Le parti fut divisé entre un « en haut » – une clique d'individus exaltés, regroupés autour de Healy – et un « en bas » occupé par des centaines de membres de la base qui étaient exclus du processus de prises de décisions et qui n’étaient là que pour recevoir des ordres. C’est ainsi qu’une série de relations politiques destructrices furent créées dans le parti. La direction se préoccupait de moins en moins des relations telles qu’elles existaient réellement entre le parti et les travailleurs dans la lutte de classe. Les contacts entre le bureau central et les cellules du WRP prenaient un caractère purement administratif, semblables à ceux existant entre une filiale d’entreprise et le siège social. Healy devint un personnage distant que la plupart des membres ne connaissaient même pas – et lui ne savait que peu de choses sur eux. Ses voyages à Beyrouth, Damas, Bagdad, Abou Dhabi et Tripoli étaient sans nul doute bien plus fréquents que ses visites à Glasgow, Sheffield, Manchester et Cardiff.

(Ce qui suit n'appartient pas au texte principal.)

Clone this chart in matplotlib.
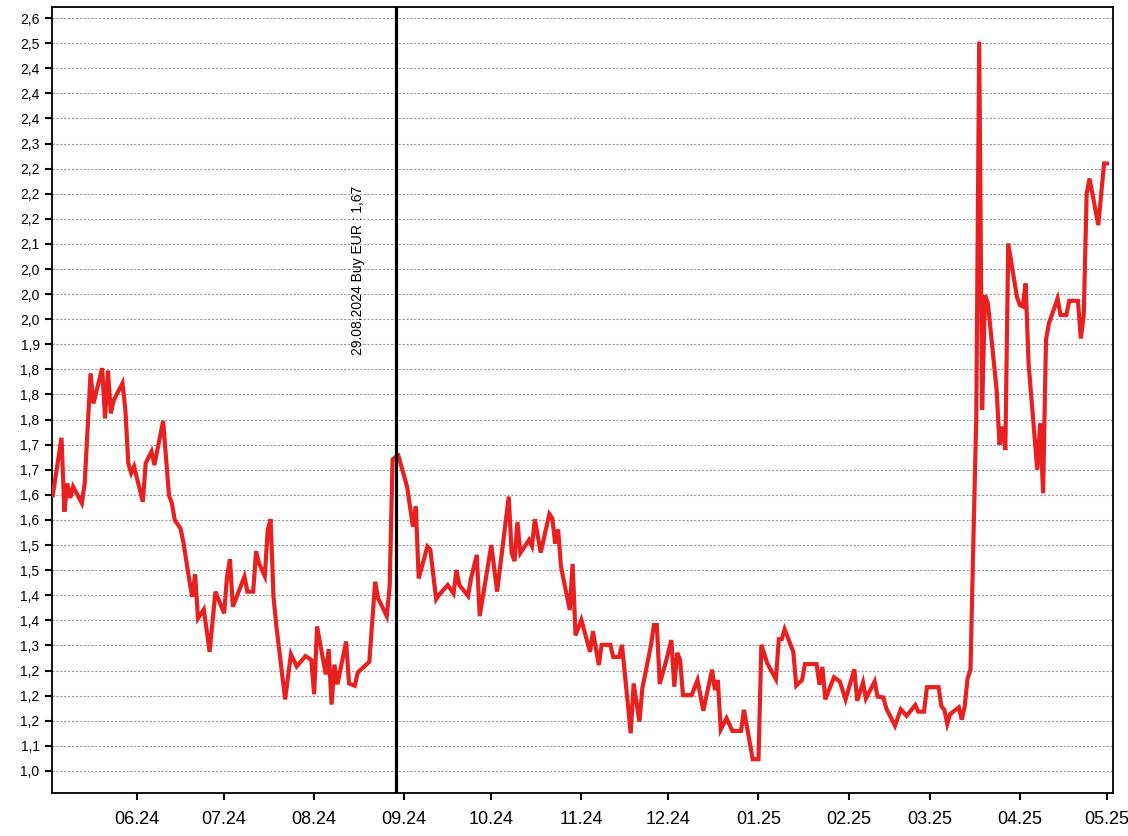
import pandas as pd
import numpy as np
import matplotlib
matplotlib.use('Agg')
import matplotlib.pyplot as plt
import matplotlib.dates as mdates
from matplotlib.ticker import FixedLocator, FixedFormatter
from matplotlib.transforms import blended_transform_factory

plt.rcParams['font.family'] = ['Liberation Sans', 'DejaVu Sans']

# курс (даты и значения)
dates = [
    '2024-05-03', '2024-05-06', '2024-05-07', '2024-05-08', '2024-05-09', '2024-05-10',
    '2024-05-13', '2024-05-14', '2024-05-16', '2024-05-17', '2024-05-20', '2024-05-21',
    '2024-05-22', '2024-05-23', '2024-05-24', '2024-05-27', '2024-05-28', '2024-05-29',
    '2024-05-30', '2024-05-31', '2024-06-03', '2024-06-04', '2024-06-06', '2024-06-07',
    '2024-06-10', '2024-06-12', '2024-06-13', '2024-06-14', '2024-06-16', '2024-06-17',
    '2024-06-19', '2024-06-20', '2024-06-21', '2024-06-22', '2024-06-24', '2024-06-26',
    '2024-06-28', '2024-07-01', '2024-07-02', '2024-07-03', '2024-07-04', '2024-07-08',
    '2024-07-09', '2024-07-11', '2024-07-12', '2024-07-13', '2024-07-15', '2024-07-16',
    '2024-07-17', '2024-07-18', '2024-07-19', '2024-07-22', '2024-07-24', '2024-07-26',
    '2024-07-29', '2024-07-31', '2024-08-01', '2024-08-02', '2024-08-05', '2024-08-06',
    '2024-08-07', '2024-08-08', '2024-08-09', '2024-08-12', '2024-08-13', '2024-08-15',
    '2024-08-16', '2024-08-20', '2024-08-22', '2024-08-23', '2024-08-26', '2024-08-27',
    '2024-08-28', '2024-08-29', '2024-08-30', '2024-09-02', '2024-09-04', '2024-09-05',
    '2024-09-06', '2024-09-09', '2024-09-10', '2024-09-12', '2024-09-13', '2024-09-16',
    '2024-09-18', '2024-09-19', '2024-09-20', '2024-09-23', '2024-09-24', '2024-09-26',
    '2024-09-27', '2024-10-01', '2024-10-03', '2024-10-07', '2024-10-08', '2024-10-09',
    '2024-10-10', '2024-10-11', '2024-10-14', '2024-10-15', '2024-10-16', '2024-10-18',
    '2024-10-21', '2024-10-22', '2024-10-23', '2024-10-24', '2024-10-25', '2024-10-28',
    '2024-10-29', '2024-10-30', '2024-11-01', '2024-11-04', '2024-11-05', '2024-11-07',
    '2024-11-08', '2024-11-11', '2024-11-12', '2024-11-14', '2024-11-15', '2024-11-18',
    '2024-11-19', '2024-11-21', '2024-11-22', '2024-11-25', '2024-11-26', '2024-11-27',
    '2024-11-28', '2024-11-30', '2024-12-02', '2024-12-03', '2024-12-04', '2024-12-05',
    '2024-12-06', '2024-12-09', '2024-12-11', '2024-12-13', '2024-12-16', '2024-12-17',
    '2024-12-18', '2024-12-19', '2024-12-21', '2024-12-23', '2024-12-26', '2024-12-27',
    '2024-12-30', '2025-01-01', '2025-01-02', '2025-01-04', '2025-01-07', '2025-01-08',
    '2025-01-09', '2025-01-10', '2025-01-13', '2025-01-14', '2025-01-16', '2025-01-17',
    '2025-01-21', '2025-01-22', '2025-01-23', '2025-01-24', '2025-01-27', '2025-01-29',
    '2025-01-31', '2025-02-03', '2025-02-04', '2025-02-06', '2025-02-07', '2025-02-10',
    '2025-02-11', '2025-02-13', '2025-02-14', '2025-02-17', '2025-02-19', '2025-02-21',
    '2025-02-24', '2025-02-25', '2025-02-27', '2025-02-28', '2025-03-04', '2025-03-05',
    '2025-03-06', '2025-03-07', '2025-03-08', '2025-03-11', '2025-03-12', '2025-03-13',
    '2025-03-14', '2025-03-15', '2025-03-16', '2025-03-17', '2025-03-18', '2025-03-19',
    '2025-03-20', '2025-03-21', '2025-03-24', '2025-03-25', '2025-03-26', '2025-03-27',
    '2025-03-28', '2025-03-31', '2025-04-01', '2025-04-02', '2025-04-03', '2025-04-04',
    '2025-04-07', '2025-04-08', '2025-04-09', '2025-04-10', '2025-04-11', '2025-04-14',
    '2025-04-15', '2025-04-17', '2025-04-18', '2025-04-21', '2025-04-22', '2025-04-23',
    '2025-04-24', '2025-04-25', '2025-04-28', '2025-04-30', '2025-05-01',
]

rates = [
    1.586, 1.708, 1.551, 1.611, 1.580, 1.604,
    1.569, 1.612, 1.845, 1.781, 1.856, 1.749,
    1.851, 1.760, 1.788, 1.824, 1.767, 1.654,
    1.633, 1.647, 1.572, 1.654, 1.679, 1.650,
    1.744, 1.586, 1.569, 1.533, 1.515, 1.485,
    1.406, 1.370, 1.418, 1.324, 1.343, 1.253,
    1.381, 1.335, 1.413, 1.450, 1.349, 1.413,
    1.381, 1.381, 1.467, 1.441, 1.414, 1.512,
    1.535, 1.370, 1.307, 1.152, 1.248, 1.222,
    1.244, 1.236, 1.163, 1.307, 1.205, 1.259,
    1.141, 1.226, 1.184, 1.275, 1.186, 1.181,
    1.209, 1.232, 1.402, 1.367, 1.329, 1.392,
    1.662, 1.667, 1.670, 1.604, 1.519, 1.562,
    1.409, 1.477, 1.470, 1.365, 1.374, 1.395,
    1.377, 1.427, 1.395, 1.372, 1.409, 1.459,
    1.329, 1.480, 1.381, 1.583, 1.463, 1.446,
    1.529, 1.463, 1.491, 1.478, 1.535, 1.464,
    1.546, 1.537, 1.483, 1.513, 1.434, 1.342,
    1.440, 1.288, 1.321, 1.253, 1.297, 1.225,
    1.268, 1.268, 1.242, 1.242, 1.268, 1.080,
    1.186, 1.105, 1.175, 1.268, 1.310, 1.310,
    1.185, 1.229, 1.278, 1.179, 1.251, 1.236,
    1.161, 1.161, 1.193, 1.128, 1.215, 1.172,
    1.193, 1.088, 1.112, 1.085, 1.085, 1.130,
    1.025, 1.025, 1.268, 1.229, 1.195, 1.280,
    1.280, 1.301, 1.253, 1.181, 1.193, 1.227,
    1.227, 1.183, 1.221, 1.152, 1.199, 1.190,
    1.152, 1.216, 1.149, 1.188, 1.154, 1.190,
    1.158, 1.156, 1.133, 1.096, 1.131, 1.117,
    1.140, 1.126, 1.126, 1.178, 1.178, 1.137,
    1.130, 1.100, 1.121, 1.135, 1.109, 1.137,
    1.197, 1.215, 1.490, 1.753, 2.550, 1.767,
    2.011, 1.994, 1.810, 1.693, 1.732, 1.682,
    2.121, 2.007, 1.990, 1.987, 2.036, 1.866,
    1.640, 1.739, 1.590, 1.916, 1.951, 2.004,
    1.969, 1.969, 1.999, 1.999, 1.919, 1.969,
    2.227, 2.259, 2.160, 2.291, 2.291,
]

# подписи оси Y (так они выглядят на исходном графике)
y_labels = ['1,0', '1,1', '1,2', '1,2', '1,2', '1,3', '1,4', '1,4', '1,5', '1,5', '1,6',
            '1,6', '1,7', '1,7', '1,8', '1,8', '1,8', '1,9', '2,0', '2,0', '2,0', '2,1',
            '2,2', '2,2', '2,2', '2,3', '2,4', '2,4', '2,4', '2,5', '2,6']

buy_date = '2024-08-29'
buy_text = '29.08.2024 Buy EUR : 1,67'

df = pd.DataFrame({'date': pd.to_datetime(dates), 'rate': rates})

fig = plt.figure(figsize=(11.28, 8.36), dpi=100)
ax = fig.add_axes([0.0461, 0.0514, 0.9402, 0.9402])

ax.plot(df['date'], df['rate'], color='#e82020', lw=3, solid_joinstyle='miter', zorder=3)

# вертикальная линия покупки
ax.axvline(pd.Timestamp(buy_date) + pd.Timedelta(hours=8), color='black', lw=2.3, zorder=4)
trans = blended_transform_factory(ax.transData, ax.transData)
ax.text(pd.Timestamp('2024-08-16 02:00'), 1.884, buy_text, rotation=90,
        ha='center', va='bottom', fontsize=10, transform=trans)

# ось Y
yt = np.linspace(1.0, 2.6, len(y_labels))
ax.yaxis.set_major_locator(FixedLocator(yt))
ax.yaxis.set_major_formatter(FixedFormatter(y_labels))
ax.set_ylim(0.953, 2.6235)
ax.grid(axis='y', color='#9a9a9a', lw=0.8, linestyle=(0, (2, 1.5)))

# ось X
ax.xaxis.set_major_locator(mdates.MonthLocator())
ax.xaxis.set_major_formatter(mdates.DateFormatter('%m.%y'))
ax.set_xlim(pd.Timestamp('2024-05-02 17:30'), pd.Timestamp('2025-05-02 22:00'))

ax.tick_params(axis='y', labelsize=10, length=5, width=1.5, pad=4, direction='out')
ax.tick_params(axis='x', labelsize=13, length=5, width=1.5, pad=8, direction='out')
for s in ax.spines.values():
    s.set_linewidth(1.3)

plt.savefig('out.png', dpi=100)
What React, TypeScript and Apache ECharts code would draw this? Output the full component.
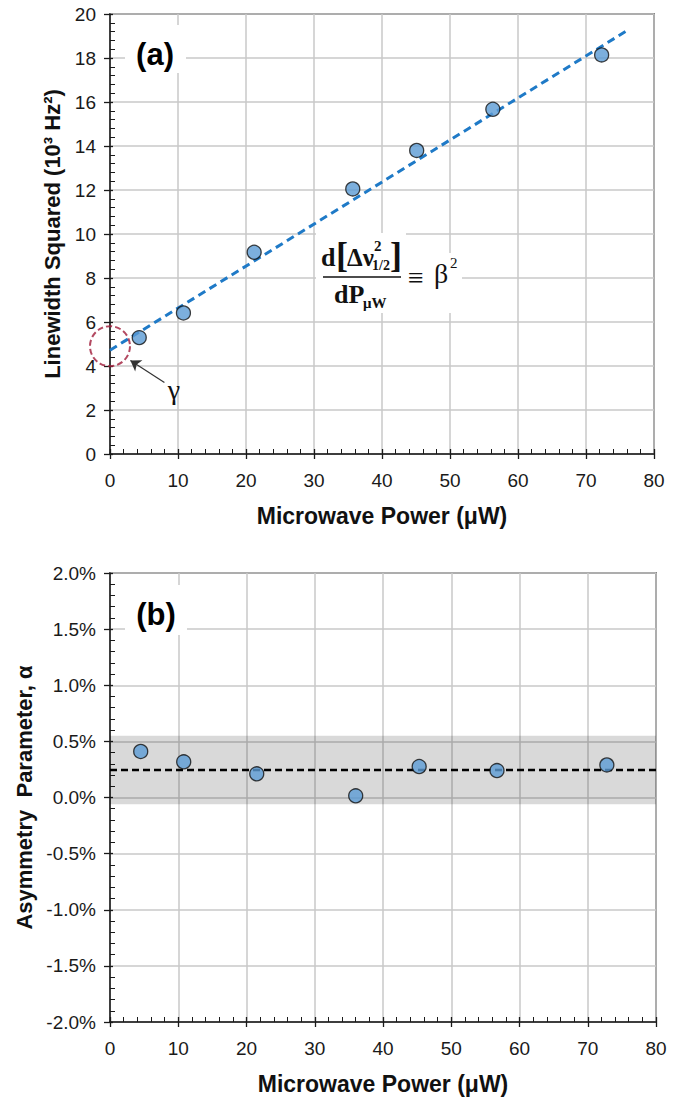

La diplomatie ambitieuse de Healy, complétée par l’accès à de vastes ressources matérielles, rendues accessibles surtout par le fait qu’il utilisa Vanessa Redgrave de façon opportuniste comme carte de visite du WRP au Moyen-Orient, tout cela eut un effet corrosif sur la politique du parti et sur ses rapports avec la classe ouvrière. Peu importe quelles aient été les intentions premières de Healy, cette pratique a joué un rôle dans le processus à travers lequel le WRP devint politiquement prisonnier de forces de classe non prolétariennes. Au moment même où la nécessité la plus urgente de corriger son orientation était posée, le « succès » du travail du WRP au Moyen-Orient qui, depuis le début, manquait de tout point de référence prolétarien de base, le rendait de moins en moins dépendant d’une implantation dans la classe ouvrière en Grande-Bretagne et internationalement. Les rapports étroits et les relations de confiance, que le WRP avait établis avec la classe ouvrière britannique et internationale au cours de décennies de lutte pour les principes trotskystes, se détérioraient constamment. L’isolement du WRP de la classe ouvrière grandissait en proportion directe avec son abandon des principes. Ce processus fut illustré par un fait très révélateur. Aux élections de mai 1979, les Travaillistes avaient obtenu un nombre de votes supérieur, car les travailleurs avaient pris soin d’aller aux urnes afin de délivrer un solide vote de classe contre les Tories et ce, en dépit de leur haine pour Callaghan. Or, Thatcher prit le pouvoir grâce, précisément, au virage radical vers la droite de la classe moyenne, de cette même force sociale sur laquelle, à partir de 1975, les dirigeants du WRP avaient basé leur lutte contre les sociaux-démocrates, demandant un référendum électoral sur le Parti travailliste. Malgré cela, le WRP trouva le moyen, dans son compte-rendu des résultats électoraux, de se vanter en disant: « Nous n’avons pas appelé à une victoire du Parti travailliste. » (News Line, le 5 mai 1979) Ce qui signifiait, de la part du WRP, se glorifier de son indifférence vis-à-vis de la classe ouvrière.

L’article poursuivait ainsi: « Nous croyons que la leçon la plus essentielle à tirer des quatre années et demi de gouvernement travailliste et de la débâcle des élections générales est que la classe ouvrière a été laissée sans direction par les dirigeants travaillistes et ceux du TUC. »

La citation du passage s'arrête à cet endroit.